What are current assets

Current assets are short-term resources serving immediate business needs, such as such as inventory and cash.

Current assets refer to the resources owned by a business that are expected to be used or sold within a year. These assets play a crucial role in a company’s day-to-day operations as they can be converted into cash, enabling the business to meet its daily expenses, bills, and loan obligations – collectively known as its current liabilities.

Key characteristics

  • Tangibility: Current assets are often tangible, physical items that are expected to be utilized or transformed into cash within a year.
  • Financial Benefit: They provide financial benefits by facilitating the coverage of day-to-day expenses through sales or use.
  • Depreciation Exemption: Unlike some assets, current assets are not subject to depreciation.

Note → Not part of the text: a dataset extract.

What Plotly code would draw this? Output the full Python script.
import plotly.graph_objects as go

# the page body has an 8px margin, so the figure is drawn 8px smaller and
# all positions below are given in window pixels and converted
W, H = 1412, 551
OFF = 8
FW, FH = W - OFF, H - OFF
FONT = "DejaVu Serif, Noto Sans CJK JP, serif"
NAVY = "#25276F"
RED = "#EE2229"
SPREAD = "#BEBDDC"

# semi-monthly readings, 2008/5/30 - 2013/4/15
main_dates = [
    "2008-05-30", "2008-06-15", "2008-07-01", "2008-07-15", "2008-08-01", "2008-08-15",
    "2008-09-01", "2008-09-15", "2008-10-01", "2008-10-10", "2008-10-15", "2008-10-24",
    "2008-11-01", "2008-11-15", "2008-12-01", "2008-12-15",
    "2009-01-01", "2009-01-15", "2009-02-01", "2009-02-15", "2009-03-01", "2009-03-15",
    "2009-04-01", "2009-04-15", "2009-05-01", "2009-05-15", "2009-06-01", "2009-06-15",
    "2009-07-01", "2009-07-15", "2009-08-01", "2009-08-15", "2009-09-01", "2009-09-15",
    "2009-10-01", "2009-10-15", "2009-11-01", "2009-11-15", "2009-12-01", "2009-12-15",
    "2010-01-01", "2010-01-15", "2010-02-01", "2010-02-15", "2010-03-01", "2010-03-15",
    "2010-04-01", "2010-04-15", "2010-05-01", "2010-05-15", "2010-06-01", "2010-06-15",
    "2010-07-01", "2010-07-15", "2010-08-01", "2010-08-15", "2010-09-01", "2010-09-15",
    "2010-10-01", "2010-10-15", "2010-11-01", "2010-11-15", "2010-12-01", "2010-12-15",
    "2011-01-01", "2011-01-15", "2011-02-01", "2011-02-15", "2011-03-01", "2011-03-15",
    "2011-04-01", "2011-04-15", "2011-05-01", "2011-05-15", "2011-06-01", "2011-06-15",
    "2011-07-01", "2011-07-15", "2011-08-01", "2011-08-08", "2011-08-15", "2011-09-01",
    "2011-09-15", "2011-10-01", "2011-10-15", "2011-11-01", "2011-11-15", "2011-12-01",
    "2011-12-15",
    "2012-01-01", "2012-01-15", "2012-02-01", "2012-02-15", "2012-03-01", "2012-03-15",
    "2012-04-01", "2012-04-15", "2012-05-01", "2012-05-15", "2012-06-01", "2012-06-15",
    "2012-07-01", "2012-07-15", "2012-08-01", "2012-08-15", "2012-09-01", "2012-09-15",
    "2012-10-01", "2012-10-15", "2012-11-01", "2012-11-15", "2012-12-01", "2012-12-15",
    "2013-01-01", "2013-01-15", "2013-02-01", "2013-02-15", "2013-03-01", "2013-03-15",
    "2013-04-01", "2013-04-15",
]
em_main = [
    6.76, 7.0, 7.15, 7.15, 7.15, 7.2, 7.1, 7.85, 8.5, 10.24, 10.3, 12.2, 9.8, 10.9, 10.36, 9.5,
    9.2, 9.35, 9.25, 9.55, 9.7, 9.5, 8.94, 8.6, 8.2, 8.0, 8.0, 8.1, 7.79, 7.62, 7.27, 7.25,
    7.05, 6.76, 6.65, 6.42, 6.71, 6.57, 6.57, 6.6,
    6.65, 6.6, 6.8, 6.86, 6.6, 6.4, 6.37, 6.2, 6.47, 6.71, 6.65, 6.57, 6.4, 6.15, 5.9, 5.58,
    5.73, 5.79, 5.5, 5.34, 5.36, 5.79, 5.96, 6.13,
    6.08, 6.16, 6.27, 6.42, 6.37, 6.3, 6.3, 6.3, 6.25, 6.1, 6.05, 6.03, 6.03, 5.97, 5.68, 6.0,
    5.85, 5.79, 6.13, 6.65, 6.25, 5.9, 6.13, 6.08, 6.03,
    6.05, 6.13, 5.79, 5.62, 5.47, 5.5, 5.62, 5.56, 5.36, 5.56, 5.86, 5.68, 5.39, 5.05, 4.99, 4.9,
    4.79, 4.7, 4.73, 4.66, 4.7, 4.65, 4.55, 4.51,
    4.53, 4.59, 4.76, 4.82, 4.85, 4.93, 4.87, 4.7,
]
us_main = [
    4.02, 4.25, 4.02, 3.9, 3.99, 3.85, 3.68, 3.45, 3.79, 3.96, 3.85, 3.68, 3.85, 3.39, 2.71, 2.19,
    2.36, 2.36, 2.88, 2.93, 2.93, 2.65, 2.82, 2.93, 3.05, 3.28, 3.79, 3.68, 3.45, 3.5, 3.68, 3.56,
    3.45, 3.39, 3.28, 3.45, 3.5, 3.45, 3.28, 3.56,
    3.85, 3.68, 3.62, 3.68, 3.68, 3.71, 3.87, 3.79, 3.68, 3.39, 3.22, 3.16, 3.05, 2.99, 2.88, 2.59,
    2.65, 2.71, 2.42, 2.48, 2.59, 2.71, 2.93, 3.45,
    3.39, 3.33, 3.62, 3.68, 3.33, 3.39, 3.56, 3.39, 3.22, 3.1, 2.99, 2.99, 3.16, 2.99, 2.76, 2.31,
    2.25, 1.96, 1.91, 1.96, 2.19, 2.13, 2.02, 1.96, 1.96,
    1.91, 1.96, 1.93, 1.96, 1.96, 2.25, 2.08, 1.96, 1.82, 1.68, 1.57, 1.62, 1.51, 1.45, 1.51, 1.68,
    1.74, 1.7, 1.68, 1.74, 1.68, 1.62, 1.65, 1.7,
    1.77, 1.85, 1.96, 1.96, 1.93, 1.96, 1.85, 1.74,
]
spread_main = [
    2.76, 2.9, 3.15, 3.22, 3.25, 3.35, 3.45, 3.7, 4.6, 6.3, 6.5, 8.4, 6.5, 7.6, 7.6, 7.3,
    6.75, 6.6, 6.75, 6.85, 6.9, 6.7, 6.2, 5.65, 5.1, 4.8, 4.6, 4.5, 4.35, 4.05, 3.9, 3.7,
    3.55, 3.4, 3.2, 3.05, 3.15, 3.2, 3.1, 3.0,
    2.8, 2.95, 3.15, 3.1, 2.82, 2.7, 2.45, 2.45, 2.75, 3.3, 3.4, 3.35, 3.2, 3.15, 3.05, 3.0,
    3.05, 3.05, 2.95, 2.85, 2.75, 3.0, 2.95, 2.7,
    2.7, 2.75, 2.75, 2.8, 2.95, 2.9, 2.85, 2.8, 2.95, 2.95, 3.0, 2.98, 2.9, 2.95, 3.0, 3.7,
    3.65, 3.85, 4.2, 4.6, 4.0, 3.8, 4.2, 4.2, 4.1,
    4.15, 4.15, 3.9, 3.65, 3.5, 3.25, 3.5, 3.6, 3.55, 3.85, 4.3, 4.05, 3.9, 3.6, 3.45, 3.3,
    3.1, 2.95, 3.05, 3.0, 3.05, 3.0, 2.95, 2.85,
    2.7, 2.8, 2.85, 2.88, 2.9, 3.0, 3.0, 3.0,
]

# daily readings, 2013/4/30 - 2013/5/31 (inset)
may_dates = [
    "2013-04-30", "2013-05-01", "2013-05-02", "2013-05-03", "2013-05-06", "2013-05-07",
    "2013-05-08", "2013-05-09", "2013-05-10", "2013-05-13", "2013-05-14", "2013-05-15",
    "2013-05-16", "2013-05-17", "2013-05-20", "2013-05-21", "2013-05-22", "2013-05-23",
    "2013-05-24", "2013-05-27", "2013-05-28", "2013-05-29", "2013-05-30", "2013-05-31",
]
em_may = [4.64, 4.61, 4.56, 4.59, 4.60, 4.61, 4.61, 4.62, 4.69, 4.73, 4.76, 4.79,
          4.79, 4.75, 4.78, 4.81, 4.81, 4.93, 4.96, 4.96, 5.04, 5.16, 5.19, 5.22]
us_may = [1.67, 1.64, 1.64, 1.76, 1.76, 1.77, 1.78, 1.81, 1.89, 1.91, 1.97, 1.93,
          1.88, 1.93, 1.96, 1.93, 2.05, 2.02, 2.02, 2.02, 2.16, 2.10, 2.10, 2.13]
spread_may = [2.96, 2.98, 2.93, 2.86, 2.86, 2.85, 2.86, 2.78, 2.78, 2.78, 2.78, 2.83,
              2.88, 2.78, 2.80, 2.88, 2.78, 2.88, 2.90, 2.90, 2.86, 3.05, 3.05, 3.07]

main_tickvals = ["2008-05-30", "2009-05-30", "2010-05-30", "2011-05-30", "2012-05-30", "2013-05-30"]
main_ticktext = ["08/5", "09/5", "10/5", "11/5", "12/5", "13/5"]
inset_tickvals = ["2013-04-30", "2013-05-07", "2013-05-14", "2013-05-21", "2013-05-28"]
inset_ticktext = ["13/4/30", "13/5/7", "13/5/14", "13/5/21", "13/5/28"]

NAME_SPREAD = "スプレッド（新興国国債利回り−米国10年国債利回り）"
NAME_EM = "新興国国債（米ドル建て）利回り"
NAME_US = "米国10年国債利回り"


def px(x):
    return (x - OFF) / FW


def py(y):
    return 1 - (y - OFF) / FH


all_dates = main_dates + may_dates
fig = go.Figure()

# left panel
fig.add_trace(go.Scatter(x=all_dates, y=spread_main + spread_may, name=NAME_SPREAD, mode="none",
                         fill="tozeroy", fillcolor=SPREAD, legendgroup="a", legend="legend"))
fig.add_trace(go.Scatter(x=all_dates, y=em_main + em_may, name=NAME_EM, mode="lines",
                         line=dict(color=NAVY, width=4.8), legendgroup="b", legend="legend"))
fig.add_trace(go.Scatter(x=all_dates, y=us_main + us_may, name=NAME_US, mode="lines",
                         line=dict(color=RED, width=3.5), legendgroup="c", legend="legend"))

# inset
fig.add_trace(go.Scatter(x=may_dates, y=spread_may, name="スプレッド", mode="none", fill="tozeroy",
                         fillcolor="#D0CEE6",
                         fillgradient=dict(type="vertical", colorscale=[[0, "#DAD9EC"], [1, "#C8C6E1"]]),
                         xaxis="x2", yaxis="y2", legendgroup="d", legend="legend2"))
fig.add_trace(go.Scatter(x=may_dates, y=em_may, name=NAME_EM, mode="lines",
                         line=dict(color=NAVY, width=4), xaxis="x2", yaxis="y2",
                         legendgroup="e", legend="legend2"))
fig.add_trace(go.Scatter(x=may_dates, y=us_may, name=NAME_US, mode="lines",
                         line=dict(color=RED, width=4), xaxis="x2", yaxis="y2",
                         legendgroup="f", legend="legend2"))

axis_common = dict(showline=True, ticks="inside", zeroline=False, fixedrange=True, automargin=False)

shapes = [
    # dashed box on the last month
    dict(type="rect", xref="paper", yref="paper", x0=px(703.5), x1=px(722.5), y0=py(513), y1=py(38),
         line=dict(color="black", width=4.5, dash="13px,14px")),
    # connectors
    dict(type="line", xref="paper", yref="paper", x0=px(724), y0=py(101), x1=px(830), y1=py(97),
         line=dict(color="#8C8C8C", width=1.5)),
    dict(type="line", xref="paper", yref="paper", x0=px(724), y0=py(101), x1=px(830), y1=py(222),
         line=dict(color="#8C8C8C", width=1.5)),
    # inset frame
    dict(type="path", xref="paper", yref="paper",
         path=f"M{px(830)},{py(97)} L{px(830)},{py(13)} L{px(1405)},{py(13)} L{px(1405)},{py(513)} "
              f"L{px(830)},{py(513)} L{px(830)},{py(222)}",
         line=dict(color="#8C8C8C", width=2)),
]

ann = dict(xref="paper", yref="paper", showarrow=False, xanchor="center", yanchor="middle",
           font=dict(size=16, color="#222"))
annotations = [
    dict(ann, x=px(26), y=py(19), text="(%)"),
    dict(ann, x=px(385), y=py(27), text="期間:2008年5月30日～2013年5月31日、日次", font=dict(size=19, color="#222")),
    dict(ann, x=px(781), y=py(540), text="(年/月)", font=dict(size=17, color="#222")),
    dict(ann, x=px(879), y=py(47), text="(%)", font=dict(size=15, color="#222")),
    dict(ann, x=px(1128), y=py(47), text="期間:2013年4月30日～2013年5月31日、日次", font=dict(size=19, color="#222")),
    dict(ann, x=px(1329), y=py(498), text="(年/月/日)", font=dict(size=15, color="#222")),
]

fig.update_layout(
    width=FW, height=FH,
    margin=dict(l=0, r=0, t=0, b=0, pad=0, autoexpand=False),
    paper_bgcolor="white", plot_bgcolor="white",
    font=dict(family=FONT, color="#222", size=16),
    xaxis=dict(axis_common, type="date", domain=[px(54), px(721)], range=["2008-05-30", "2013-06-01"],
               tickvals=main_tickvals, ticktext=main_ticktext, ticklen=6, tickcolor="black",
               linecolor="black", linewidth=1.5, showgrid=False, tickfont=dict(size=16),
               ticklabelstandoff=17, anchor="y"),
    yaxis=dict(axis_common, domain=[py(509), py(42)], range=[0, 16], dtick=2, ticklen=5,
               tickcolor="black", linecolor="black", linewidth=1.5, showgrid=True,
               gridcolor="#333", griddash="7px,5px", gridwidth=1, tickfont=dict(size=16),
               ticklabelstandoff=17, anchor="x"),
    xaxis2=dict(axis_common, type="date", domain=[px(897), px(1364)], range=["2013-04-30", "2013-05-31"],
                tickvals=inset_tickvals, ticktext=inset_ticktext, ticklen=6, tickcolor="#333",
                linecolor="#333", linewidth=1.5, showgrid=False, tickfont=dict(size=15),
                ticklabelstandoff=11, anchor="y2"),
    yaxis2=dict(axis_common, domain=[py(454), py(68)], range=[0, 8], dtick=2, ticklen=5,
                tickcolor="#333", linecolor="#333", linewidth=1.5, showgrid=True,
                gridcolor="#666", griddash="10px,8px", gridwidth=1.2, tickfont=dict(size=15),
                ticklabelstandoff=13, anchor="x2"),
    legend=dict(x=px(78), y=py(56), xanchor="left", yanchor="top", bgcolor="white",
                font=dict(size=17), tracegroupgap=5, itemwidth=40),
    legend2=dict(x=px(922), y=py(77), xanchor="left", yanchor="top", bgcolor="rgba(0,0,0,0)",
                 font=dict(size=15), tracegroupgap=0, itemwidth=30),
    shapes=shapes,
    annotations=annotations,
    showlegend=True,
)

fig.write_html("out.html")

Examples of current assets

Common examples of current assets include:

  1. Cash: Funds in the till or bank.
  2. Inventory: Goods intended for sale to customers.
  3. Accounts Receivable: Payments due to the company.
  4. Prepaid Expenses: Advance payments for items like insurance policies or software subscriptions.

Current Assets vs. Non-Current Assets

While current assets are convertible to cash within a year, non-current assets, like property and equipment, have a longer conversion timeline and are subject to depreciation.

Formula for Current Assets

Current Assets=C+CE+I+AR+MS+PE+OLA


  • C = Cash
  • CE = Cash Equivalents
  • I = Inventory
  • AR = Accounts Receivable
  • MS = Marketable Securities
  • PE = Prepaid Expenses
  • OLA = Other Liquid Assets

How do business owners use current assets?

Business owners, investors and creditors closely monitor current assets to assess a company’s ability to meet short-term obligations. Various liquidity ratios, such as the current ratio, quick ratio, and cash ratio, provide insights into a company’s financial health.